[STATED TASK] Produce a word-for-word copy of the listing below without its pictures.

[PROVIDED DATA]
■ ■ ■

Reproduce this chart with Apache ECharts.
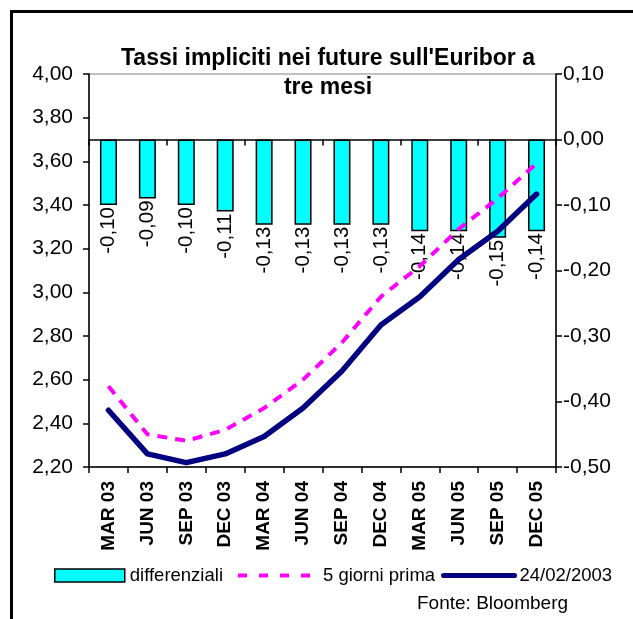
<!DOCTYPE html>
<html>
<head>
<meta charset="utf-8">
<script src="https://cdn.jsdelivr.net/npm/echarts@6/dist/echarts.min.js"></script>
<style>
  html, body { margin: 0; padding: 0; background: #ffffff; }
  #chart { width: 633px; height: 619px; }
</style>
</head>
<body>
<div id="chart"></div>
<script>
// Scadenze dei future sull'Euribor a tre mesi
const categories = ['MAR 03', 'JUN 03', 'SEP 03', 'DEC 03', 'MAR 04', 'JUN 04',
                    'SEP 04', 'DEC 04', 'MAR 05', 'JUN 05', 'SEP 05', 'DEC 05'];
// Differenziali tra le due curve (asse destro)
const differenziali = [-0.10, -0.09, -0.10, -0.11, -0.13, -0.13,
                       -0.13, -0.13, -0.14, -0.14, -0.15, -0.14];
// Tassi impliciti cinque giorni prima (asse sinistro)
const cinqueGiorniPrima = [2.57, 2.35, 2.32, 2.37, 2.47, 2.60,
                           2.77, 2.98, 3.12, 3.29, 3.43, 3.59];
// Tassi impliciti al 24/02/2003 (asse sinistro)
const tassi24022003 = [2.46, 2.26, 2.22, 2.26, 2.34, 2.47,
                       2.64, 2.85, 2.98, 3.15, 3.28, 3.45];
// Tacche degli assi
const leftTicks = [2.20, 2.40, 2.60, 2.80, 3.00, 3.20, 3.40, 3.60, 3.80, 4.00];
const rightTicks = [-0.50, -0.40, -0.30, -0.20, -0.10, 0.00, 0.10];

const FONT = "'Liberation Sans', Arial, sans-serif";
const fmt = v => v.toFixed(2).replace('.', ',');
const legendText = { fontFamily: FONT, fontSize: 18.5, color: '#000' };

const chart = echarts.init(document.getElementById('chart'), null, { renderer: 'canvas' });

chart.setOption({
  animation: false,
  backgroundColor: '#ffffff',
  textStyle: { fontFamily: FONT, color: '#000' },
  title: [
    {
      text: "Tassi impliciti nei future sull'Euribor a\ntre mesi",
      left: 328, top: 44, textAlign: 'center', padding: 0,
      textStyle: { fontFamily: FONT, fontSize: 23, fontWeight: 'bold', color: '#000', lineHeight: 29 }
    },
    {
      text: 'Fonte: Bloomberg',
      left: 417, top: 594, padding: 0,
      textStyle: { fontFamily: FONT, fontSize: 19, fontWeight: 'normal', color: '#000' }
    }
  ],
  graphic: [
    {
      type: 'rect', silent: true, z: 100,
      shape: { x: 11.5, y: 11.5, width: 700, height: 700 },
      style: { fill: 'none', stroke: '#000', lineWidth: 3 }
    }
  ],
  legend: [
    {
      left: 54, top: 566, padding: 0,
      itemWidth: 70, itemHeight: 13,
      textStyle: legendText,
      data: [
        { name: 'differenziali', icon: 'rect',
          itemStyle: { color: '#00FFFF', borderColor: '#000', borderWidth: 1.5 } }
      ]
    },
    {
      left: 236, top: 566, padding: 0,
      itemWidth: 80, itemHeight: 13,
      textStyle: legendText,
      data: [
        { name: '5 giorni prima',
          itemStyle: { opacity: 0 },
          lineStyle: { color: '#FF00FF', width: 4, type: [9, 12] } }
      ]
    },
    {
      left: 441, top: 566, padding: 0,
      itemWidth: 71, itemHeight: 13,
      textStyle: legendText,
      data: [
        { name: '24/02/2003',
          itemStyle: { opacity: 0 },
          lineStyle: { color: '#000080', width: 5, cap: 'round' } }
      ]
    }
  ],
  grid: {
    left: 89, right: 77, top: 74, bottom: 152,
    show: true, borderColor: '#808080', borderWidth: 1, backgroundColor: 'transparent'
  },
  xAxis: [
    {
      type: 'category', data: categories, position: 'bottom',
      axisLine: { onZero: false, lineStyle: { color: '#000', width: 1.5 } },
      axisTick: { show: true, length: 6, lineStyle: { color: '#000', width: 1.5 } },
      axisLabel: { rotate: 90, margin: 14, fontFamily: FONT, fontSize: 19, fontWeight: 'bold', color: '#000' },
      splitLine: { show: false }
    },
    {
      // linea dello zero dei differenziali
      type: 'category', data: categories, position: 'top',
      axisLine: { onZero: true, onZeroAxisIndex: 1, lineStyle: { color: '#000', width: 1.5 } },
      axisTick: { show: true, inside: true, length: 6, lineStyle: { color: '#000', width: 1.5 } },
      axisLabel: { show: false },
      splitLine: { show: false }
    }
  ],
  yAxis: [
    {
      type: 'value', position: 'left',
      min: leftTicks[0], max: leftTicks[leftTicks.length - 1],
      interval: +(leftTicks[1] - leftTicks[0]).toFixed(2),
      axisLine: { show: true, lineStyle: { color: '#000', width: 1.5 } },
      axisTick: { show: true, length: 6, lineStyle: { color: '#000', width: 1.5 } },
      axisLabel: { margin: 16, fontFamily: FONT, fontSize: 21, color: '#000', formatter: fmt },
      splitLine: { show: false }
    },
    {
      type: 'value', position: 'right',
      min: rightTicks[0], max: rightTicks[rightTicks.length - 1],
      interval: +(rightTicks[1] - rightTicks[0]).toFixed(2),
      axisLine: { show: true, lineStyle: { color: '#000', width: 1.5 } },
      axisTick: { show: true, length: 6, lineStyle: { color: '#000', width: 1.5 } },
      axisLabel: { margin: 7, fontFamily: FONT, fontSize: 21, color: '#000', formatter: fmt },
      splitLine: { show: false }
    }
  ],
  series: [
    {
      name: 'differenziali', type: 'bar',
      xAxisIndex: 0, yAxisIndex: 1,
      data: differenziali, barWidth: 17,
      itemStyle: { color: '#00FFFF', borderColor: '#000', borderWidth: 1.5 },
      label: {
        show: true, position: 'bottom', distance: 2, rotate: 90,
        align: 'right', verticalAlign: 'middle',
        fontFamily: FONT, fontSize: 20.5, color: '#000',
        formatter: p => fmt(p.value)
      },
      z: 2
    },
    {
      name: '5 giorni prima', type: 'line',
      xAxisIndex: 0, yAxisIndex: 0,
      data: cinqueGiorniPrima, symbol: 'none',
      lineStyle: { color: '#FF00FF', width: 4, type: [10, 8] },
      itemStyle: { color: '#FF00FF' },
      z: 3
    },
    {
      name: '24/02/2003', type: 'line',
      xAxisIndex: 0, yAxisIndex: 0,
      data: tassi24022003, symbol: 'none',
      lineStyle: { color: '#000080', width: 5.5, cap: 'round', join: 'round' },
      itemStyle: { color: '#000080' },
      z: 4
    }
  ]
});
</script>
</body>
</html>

■ ■ ■

[RESULT BELOW]
Reproduce this chart with Apache ECharts.
<!DOCTYPE html>
<html>
<head>
<meta charset="utf-8">
<script src="https://cdn.jsdelivr.net/npm/echarts@6/dist/echarts.min.js"></script>
<style>
  html, body { margin: 0; padding: 0; background: #ffffff; }
  #chart { width: 633px; height: 619px; }
</style>
</head>
<body>
<div id="chart"></div>
<script>
// Scadenze dei future sull'Euribor a tre mesi
const categories = ['MAR 03', 'JUN 03', 'SEP 03', 'DEC 03', 'MAR 04', 'JUN 04',
                    'SEP 04', 'DEC 04', 'MAR 05', 'JUN 05', 'SEP 05', 'DEC 05'];
// Differenziali tra le due curve (asse destro)
const differenziali = [-0.10, -0.09, -0.10, -0.11, -0.13, -0.13,
                       -0.13, -0.13, -0.14, -0.14, -0.15, -0.14];
// Tassi impliciti cinque giorni prima (asse sinistro)
const cinqueGiorniPrima = [2.57, 2.35, 2.32, 2.37, 2.47, 2.60,
                           2.77, 2.98, 3.12, 3.29, 3.43, 3.59];
// Tassi impliciti al 24/02/2003 (asse sinistro)
const tassi24022003 = [2.46, 2.26, 2.22, 2.26, 2.34, 2.47,
                       2.64, 2.85, 2.98, 3.15, 3.28, 3.45];
// Tacche degli assi
const leftTicks = [2.20, 2.40, 2.60, 2.80, 3.00, 3.20, 3.40, 3.60, 3.80, 4.00];
const rightTicks = [-0.50, -0.40, -0.30, -0.20, -0.10, 0.00, 0.10];

const FONT = "'Liberation Sans', Arial, sans-serif";
const fmt = v => v.toFixed(2).replace('.', ',');
const legendText = { fontFamily: FONT, fontSize: 18.5, color: '#000' };

const chart = echarts.init(document.getElementById('chart'), null, { renderer: 'canvas' });

chart.setOption({
  animation: false,
  backgroundColor: '#ffffff',
  textStyle: { fontFamily: FONT, color: '#000' },
  title: [
    {
      text: "Tassi impliciti nei future sull'Euribor a\ntre mesi",
      left: 328, top: 44, textAlign: 'center', padding: 0,
      textStyle: { fontFamily: FONT, fontSize: 23, fontWeight: 'bold', color: '#000', lineHeight: 29 }
    },
    {
      text: 'Fonte: Bloomberg',
      left: 417, top: 594, padding: 0,
      textStyle: { fontFamily: FONT, fontSize: 19, fontWeight: 'normal', color: '#000' }
    }
  ],
  graphic: [
    {
      type: 'rect', silent: true, z: 100,
      shape: { x: 11.5, y: 11.5, width: 700, height: 700 },
      style: { fill: 'none', stroke: '#000', lineWidth: 3 }
    }
  ],
  legend: [
    {
      left: 54, top: 566, padding: 0,
      itemWidth: 70, itemHeight: 13,
      textStyle: legendText,
      data: [
        { name: 'differenziali', icon: 'rect',
          itemStyle: { color: '#00FFFF', borderColor: '#000', borderWidth: 1.5 } }
      ]
    },
    {
      left: 236, top: 566, padding: 0,
      itemWidth: 80, itemHeight: 13,
      textStyle: legendText,
      data: [
        { name: '5 giorni prima',
          itemStyle: { opacity: 0 },
          lineStyle: { color: '#FF00FF', width: 4, type: [9, 12] } }
      ]
    },
    {
      left: 441, top: 566, padding: 0,
      itemWidth: 71, itemHeight: 13,
      textStyle: legendText,
      data: [
        { name: '24/02/2003',
          itemStyle: { opacity: 0 },
          lineStyle: { color: '#000080', width: 5, cap: 'round' } }
      ]
    }
  ],
  grid: {
    left: 89, right: 77, top: 74, bottom: 152,
    show: true, borderColor: '#808080', borderWidth: 1, backgroundColor: 'transparent'
  },
  xAxis: [
    {
      type: 'category', data: categories, position: 'bottom',
      axisLine: { onZero: false, lineStyle: { color: '#000', width: 1.5 } },
      axisTick: { show: true, length: 6, lineStyle: { color: '#000', width: 1.5 } },
      axisLabel: { rotate: 90, margin: 14, fontFamily: FONT, fontSize: 19, fontWeight: 'bold', color: '#000' },
      splitLine: { show: false }
    },
    {
      // linea dello zero dei differenziali
      type: 'category', data: categories, position: 'top',
      axisLine: { onZero: true, onZeroAxisIndex: 1, lineStyle: { color: '#000', width: 1.5 } },
      axisTick: { show: true, inside: true, length: 6, lineStyle: { color: '#000', width: 1.5 } },
      axisLabel: { show: false },
      splitLine: { show: false }
    }
  ],
  yAxis: [
    {
      type: 'value', position: 'left',
      min: leftTicks[0], max: leftTicks[leftTicks.length - 1],
      interval: +(leftTicks[1] - leftTicks[0]).toFixed(2),
      axisLine: { show: true, lineStyle: { color: '#000', width: 1.5 } },
      axisTick: { show: true, length: 6, lineStyle: { color: '#000', width: 1.5 } },
      axisLabel: { margin: 16, fontFamily: FONT, fontSize: 21, color: '#000', formatter: fmt },
      splitLine: { show: false }
    },
    {
      type: 'value', position: 'right',
      min: rightTicks[0], max: rightTicks[rightTicks.length - 1],
      interval: +(rightTicks[1] - rightTicks[0]).toFixed(2),
      axisLine: { show: true, lineStyle: { color: '#000', width: 1.5 } },
      axisTick: { show: true, length: 6, lineStyle: { color: '#000', width: 1.5 } },
      axisLabel: { margin: 7, fontFamily: FONT, fontSize: 21, color: '#000', formatter: fmt },
      splitLine: { show: false }
    }
  ],
  series: [
    {
      name: 'differenziali', type: 'bar',
      xAxisIndex: 0, yAxisIndex: 1,
      data: differenziali, barWidth: 17,
      itemStyle: { color: '#00FFFF', borderColor: '#000', borderWidth: 1.5 },
      label: {
        show: true, position: 'bottom', distance: 2, rotate: 90,
        align: 'right', verticalAlign: 'middle',
        fontFamily: FONT, fontSize: 20.5, color: '#000',
        formatter: p => fmt(p.value)
      },
      z: 2
    },
    {
      name: '5 giorni prima', type: 'line',
      xAxisIndex: 0, yAxisIndex: 0,
      data: cinqueGiorniPrima, symbol: 'none',
      lineStyle: { color: '#FF00FF', width: 4, type: [10, 8] },
      itemStyle: { color: '#FF00FF' },
      z: 3
    },
    {
      name: '24/02/2003', type: 'line',
      xAxisIndex: 0, yAxisIndex: 0,
      data: tassi24022003, symbol: 'none',
      lineStyle: { color: '#000080', width: 5.5, cap: 'round', join: 'round' },
      itemStyle: { color: '#000080' },
      z: 4
    }
  ]
});
</script>
</body>
</html>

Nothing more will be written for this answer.